--- Source data ---

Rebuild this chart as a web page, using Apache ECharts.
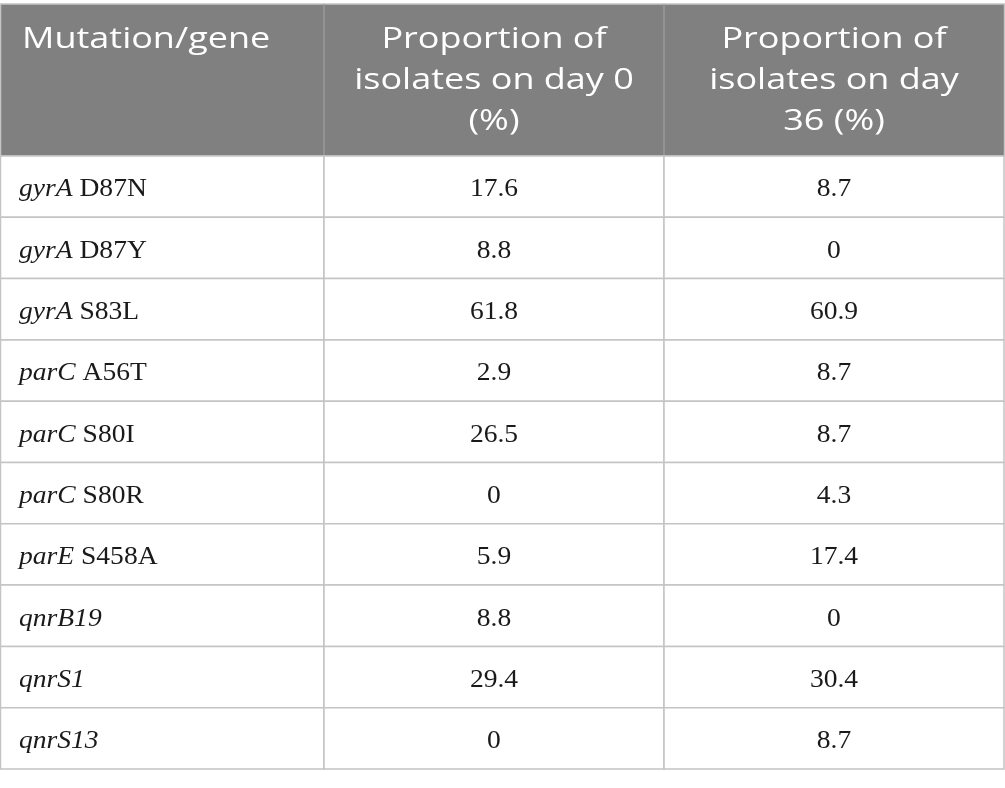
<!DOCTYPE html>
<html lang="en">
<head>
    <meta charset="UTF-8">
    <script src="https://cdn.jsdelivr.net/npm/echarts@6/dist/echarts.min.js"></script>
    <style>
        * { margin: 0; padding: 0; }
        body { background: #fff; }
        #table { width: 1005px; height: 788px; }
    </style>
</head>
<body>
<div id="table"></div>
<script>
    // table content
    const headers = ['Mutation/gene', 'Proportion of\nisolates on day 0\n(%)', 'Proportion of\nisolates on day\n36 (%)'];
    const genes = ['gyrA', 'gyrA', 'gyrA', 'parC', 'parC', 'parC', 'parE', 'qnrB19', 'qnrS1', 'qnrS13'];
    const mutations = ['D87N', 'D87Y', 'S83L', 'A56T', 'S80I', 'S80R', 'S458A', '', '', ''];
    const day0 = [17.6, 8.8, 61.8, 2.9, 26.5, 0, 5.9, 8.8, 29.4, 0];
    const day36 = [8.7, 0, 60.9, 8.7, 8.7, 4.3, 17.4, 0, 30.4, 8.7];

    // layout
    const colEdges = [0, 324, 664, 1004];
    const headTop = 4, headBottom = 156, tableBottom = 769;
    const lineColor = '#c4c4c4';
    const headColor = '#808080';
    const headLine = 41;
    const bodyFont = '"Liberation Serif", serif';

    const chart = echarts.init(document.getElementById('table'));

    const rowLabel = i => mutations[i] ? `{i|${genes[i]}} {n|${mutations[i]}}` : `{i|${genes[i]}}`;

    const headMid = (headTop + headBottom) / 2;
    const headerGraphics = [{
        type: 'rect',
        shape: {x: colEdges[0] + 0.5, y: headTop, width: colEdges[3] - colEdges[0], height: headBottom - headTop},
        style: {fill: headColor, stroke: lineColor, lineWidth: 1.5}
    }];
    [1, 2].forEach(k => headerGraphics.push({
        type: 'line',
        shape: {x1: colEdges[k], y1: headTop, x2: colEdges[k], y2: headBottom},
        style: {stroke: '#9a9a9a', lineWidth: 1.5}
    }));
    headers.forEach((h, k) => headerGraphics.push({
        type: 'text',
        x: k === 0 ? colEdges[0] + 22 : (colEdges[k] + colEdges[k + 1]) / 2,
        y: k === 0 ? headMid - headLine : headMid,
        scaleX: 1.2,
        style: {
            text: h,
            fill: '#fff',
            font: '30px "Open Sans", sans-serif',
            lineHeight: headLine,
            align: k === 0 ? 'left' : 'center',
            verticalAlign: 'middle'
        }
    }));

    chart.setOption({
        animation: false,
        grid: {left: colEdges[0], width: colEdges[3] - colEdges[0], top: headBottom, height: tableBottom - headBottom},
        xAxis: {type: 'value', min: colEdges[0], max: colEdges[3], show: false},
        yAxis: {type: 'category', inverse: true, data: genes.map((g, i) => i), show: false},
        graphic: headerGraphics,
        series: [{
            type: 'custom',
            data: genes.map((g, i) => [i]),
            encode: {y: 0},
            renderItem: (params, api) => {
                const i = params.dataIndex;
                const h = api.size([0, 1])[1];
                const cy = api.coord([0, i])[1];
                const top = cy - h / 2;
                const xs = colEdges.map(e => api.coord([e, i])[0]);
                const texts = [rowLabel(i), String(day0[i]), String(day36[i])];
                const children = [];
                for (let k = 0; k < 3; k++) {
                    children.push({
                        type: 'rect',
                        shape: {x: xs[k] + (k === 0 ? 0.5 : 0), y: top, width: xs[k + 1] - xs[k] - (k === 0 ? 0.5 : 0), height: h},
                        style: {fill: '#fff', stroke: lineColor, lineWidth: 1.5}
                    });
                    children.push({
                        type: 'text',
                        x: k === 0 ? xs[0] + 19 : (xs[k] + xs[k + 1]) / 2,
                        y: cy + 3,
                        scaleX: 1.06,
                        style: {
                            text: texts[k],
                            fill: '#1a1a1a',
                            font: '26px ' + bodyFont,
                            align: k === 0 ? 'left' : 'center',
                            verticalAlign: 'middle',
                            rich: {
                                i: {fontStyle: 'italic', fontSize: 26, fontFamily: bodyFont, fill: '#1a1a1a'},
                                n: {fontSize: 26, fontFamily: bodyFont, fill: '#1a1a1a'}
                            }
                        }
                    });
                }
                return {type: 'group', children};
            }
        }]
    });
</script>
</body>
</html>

--- What the task requires ---
Return only the lines running from the top of the data to the line that holds "0, 30.4, 8.7];". Include both of those lines, but skip the pictures.

--- Answer ---
Rebuild this chart as a web page, using Apache ECharts.
<!DOCTYPE html>
<html lang="en">
<head>
    <meta charset="UTF-8">
    <script src="https://cdn.jsdelivr.net/npm/echarts@6/dist/echarts.min.js"></script>
    <style>
        * { margin: 0; padding: 0; }
        body { background: #fff; }
        #table { width: 1005px; height: 788px; }
    </style>
</head>
<body>
<div id="table"></div>
<script>
    // table content
    const headers = ['Mutation/gene', 'Proportion of\nisolates on day 0\n(%)', 'Proportion of\nisolates on day\n36 (%)'];
    const genes = ['gyrA', 'gyrA', 'gyrA', 'parC', 'parC', 'parC', 'parE', 'qnrB19', 'qnrS1', 'qnrS13'];
    const mutations = ['D87N', 'D87Y', 'S83L', 'A56T', 'S80I', 'S80R', 'S458A', '', '', ''];
    const day0 = [17.6, 8.8, 61.8, 2.9, 26.5, 0, 5.9, 8.8, 29.4, 0];
    const day36 = [8.7, 0, 60.9, 8.7, 8.7, 4.3, 17.4, 0, 30.4, 8.7];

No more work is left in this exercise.